##### Given information
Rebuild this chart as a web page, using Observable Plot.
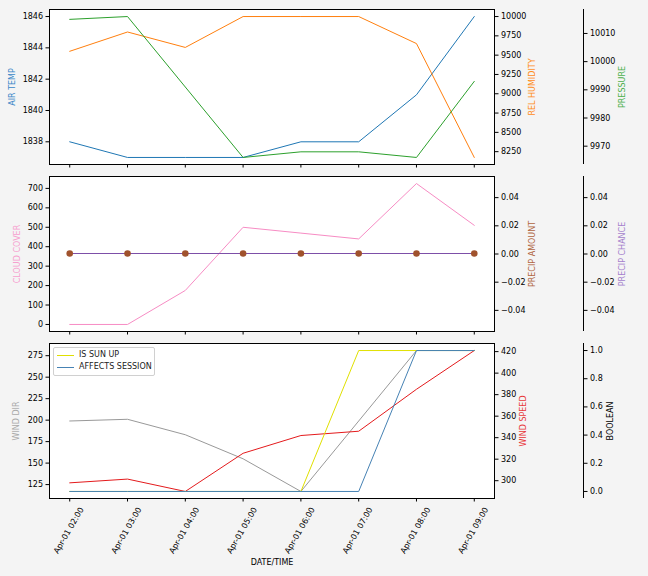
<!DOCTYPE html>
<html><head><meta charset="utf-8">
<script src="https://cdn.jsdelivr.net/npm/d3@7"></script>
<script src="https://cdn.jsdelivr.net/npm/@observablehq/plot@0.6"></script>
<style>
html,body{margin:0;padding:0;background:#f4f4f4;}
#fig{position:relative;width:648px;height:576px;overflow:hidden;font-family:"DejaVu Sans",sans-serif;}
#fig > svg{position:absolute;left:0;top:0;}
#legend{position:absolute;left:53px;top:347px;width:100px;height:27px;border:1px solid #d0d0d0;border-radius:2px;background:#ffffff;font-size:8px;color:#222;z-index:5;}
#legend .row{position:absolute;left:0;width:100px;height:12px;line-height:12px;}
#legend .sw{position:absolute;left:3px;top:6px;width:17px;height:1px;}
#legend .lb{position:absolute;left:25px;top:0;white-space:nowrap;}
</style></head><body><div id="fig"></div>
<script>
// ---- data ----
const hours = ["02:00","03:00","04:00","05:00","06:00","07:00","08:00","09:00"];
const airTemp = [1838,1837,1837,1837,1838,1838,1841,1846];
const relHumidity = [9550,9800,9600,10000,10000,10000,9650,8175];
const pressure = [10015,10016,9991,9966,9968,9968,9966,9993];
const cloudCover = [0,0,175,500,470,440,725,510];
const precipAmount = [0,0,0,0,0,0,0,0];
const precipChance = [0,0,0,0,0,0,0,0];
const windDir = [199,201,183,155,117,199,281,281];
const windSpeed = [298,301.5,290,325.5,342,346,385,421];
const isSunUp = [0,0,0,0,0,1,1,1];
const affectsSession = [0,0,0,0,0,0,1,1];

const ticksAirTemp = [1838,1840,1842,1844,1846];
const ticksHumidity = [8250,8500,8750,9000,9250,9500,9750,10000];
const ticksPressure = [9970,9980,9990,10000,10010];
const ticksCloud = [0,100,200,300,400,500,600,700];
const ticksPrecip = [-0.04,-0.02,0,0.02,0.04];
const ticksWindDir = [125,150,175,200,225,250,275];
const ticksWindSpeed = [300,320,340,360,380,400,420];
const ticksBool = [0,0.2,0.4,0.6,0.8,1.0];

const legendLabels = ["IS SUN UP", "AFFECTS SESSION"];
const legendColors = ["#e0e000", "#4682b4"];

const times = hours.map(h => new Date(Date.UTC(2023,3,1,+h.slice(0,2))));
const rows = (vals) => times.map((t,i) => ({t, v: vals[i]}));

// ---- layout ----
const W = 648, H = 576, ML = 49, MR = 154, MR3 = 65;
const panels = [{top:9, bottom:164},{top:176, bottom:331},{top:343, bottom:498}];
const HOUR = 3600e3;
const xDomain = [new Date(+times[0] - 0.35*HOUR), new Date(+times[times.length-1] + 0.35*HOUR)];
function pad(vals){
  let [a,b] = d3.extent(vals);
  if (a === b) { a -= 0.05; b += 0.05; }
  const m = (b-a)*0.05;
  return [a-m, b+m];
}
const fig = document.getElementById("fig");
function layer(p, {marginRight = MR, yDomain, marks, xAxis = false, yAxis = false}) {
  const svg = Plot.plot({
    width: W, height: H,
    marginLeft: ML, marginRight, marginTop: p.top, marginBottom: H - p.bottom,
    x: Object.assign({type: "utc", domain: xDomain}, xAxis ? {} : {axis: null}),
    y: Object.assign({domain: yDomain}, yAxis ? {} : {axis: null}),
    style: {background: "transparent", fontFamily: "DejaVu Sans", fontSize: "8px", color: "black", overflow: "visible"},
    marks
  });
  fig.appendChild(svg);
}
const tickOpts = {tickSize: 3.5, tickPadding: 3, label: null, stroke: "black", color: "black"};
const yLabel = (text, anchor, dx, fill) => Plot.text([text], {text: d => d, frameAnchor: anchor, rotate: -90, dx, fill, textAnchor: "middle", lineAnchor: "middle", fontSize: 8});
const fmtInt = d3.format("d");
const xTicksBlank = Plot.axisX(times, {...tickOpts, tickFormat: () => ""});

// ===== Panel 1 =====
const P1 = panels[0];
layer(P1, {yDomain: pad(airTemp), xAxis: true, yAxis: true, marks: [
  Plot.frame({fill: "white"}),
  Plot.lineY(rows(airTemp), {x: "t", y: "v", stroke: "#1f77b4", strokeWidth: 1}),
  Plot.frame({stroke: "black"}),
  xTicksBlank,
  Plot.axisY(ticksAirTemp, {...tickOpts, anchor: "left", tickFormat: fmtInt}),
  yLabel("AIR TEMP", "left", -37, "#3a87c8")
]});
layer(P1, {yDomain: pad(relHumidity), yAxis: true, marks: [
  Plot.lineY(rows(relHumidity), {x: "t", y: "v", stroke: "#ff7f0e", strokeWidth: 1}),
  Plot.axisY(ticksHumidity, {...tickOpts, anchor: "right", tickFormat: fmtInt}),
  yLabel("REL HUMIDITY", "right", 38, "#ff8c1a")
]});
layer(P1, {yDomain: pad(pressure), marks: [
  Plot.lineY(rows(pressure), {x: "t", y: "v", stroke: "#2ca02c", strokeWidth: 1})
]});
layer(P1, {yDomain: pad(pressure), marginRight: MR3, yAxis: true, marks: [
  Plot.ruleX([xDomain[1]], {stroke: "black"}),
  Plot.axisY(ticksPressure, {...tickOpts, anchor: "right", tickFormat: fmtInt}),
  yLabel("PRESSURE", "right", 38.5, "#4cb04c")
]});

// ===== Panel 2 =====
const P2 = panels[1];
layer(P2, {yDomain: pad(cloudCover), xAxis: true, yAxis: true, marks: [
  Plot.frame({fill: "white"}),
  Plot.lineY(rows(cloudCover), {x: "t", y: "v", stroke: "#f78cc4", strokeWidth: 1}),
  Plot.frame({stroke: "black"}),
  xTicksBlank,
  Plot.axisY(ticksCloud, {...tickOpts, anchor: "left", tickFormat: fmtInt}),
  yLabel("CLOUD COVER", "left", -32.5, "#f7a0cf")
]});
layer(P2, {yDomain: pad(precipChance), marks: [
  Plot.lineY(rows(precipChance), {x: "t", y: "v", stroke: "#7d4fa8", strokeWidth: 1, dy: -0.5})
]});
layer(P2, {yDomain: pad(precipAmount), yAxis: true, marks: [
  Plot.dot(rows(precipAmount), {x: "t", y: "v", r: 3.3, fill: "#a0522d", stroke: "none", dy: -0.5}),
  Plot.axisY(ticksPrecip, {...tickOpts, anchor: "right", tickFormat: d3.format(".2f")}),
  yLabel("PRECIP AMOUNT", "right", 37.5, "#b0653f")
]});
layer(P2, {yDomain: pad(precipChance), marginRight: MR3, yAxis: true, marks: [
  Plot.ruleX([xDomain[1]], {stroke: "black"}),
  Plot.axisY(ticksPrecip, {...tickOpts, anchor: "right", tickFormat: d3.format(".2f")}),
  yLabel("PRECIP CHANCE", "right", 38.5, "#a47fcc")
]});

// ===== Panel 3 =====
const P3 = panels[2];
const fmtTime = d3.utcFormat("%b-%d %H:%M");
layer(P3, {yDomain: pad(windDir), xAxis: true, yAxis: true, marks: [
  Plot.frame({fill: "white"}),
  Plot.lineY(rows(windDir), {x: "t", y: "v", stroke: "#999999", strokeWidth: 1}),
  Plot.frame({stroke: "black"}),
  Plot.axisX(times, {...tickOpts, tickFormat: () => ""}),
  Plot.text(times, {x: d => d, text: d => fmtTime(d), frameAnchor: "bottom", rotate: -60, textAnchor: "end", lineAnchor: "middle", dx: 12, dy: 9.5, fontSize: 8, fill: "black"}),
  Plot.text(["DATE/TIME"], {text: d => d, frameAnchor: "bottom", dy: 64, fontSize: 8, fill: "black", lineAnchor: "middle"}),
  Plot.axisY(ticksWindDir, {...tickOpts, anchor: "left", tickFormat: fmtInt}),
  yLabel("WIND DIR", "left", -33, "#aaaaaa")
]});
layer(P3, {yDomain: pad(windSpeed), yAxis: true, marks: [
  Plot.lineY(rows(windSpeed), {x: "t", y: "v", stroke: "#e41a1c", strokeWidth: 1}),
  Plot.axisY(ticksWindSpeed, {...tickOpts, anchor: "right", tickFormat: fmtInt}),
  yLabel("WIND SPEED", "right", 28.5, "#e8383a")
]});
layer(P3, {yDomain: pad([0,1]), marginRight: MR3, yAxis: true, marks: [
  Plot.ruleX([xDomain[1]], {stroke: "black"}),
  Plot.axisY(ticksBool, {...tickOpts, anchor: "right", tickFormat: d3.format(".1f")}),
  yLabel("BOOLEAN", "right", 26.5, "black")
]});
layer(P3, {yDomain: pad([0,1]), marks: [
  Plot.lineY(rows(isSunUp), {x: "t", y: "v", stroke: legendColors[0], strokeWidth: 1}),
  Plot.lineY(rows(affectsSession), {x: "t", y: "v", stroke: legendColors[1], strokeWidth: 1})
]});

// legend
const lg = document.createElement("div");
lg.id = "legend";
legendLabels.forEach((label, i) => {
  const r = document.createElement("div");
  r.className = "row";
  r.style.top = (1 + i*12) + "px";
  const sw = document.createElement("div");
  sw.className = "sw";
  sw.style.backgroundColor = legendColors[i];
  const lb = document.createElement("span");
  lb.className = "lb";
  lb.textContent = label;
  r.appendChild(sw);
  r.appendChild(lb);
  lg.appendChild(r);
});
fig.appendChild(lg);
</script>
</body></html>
##########
Your objective:
Skip every picture and return the lines above from the top through the one that contains "const rows = (vals)".

Final answer:
Rebuild this chart as a web page, using Observable Plot.
<!DOCTYPE html>
<html><head><meta charset="utf-8">
<script src="https://cdn.jsdelivr.net/npm/d3@7"></script>
<script src="https://cdn.jsdelivr.net/npm/@observablehq/plot@0.6"></script>
<style>
html,body{margin:0;padding:0;background:#f4f4f4;}
#fig{position:relative;width:648px;height:576px;overflow:hidden;font-family:"DejaVu Sans",sans-serif;}
#fig > svg{position:absolute;left:0;top:0;}
#legend{position:absolute;left:53px;top:347px;width:100px;height:27px;border:1px solid #d0d0d0;border-radius:2px;background:#ffffff;font-size:8px;color:#222;z-index:5;}
#legend .row{position:absolute;left:0;width:100px;height:12px;line-height:12px;}
#legend .sw{position:absolute;left:3px;top:6px;width:17px;height:1px;}
#legend .lb{position:absolute;left:25px;top:0;white-space:nowrap;}
</style></head><body><div id="fig"></div>
<script>
// ---- data ----
const hours = ["02:00","03:00","04:00","05:00","06:00","07:00","08:00","09:00"];
const airTemp = [1838,1837,1837,1837,1838,1838,1841,1846];
const relHumidity = [9550,9800,9600,10000,10000,10000,9650,8175];
const pressure = [10015,10016,9991,9966,9968,9968,9966,9993];
const cloudCover = [0,0,175,500,470,440,725,510];
const precipAmount = [0,0,0,0,0,0,0,0];
const precipChance = [0,0,0,0,0,0,0,0];
const windDir = [199,201,183,155,117,199,281,281];
const windSpeed = [298,301.5,290,325.5,342,346,385,421];
const isSunUp = [0,0,0,0,0,1,1,1];
const affectsSession = [0,0,0,0,0,0,1,1];

const ticksAirTemp = [1838,1840,1842,1844,1846];
const ticksHumidity = [8250,8500,8750,9000,9250,9500,9750,10000];
const ticksPressure = [9970,9980,9990,10000,10010];
const ticksCloud = [0,100,200,300,400,500,600,700];
const ticksPrecip = [-0.04,-0.02,0,0.02,0.04];
const ticksWindDir = [125,150,175,200,225,250,275];
const ticksWindSpeed = [300,320,340,360,380,400,420];
const ticksBool = [0,0.2,0.4,0.6,0.8,1.0];

const legendLabels = ["IS SUN UP", "AFFECTS SESSION"];
const legendColors = ["#e0e000", "#4682b4"];

const times = hours.map(h => new Date(Date.UTC(2023,3,1,+h.slice(0,2))));
const rows = (vals) => times.map((t,i) => ({t, v: vals[i]}));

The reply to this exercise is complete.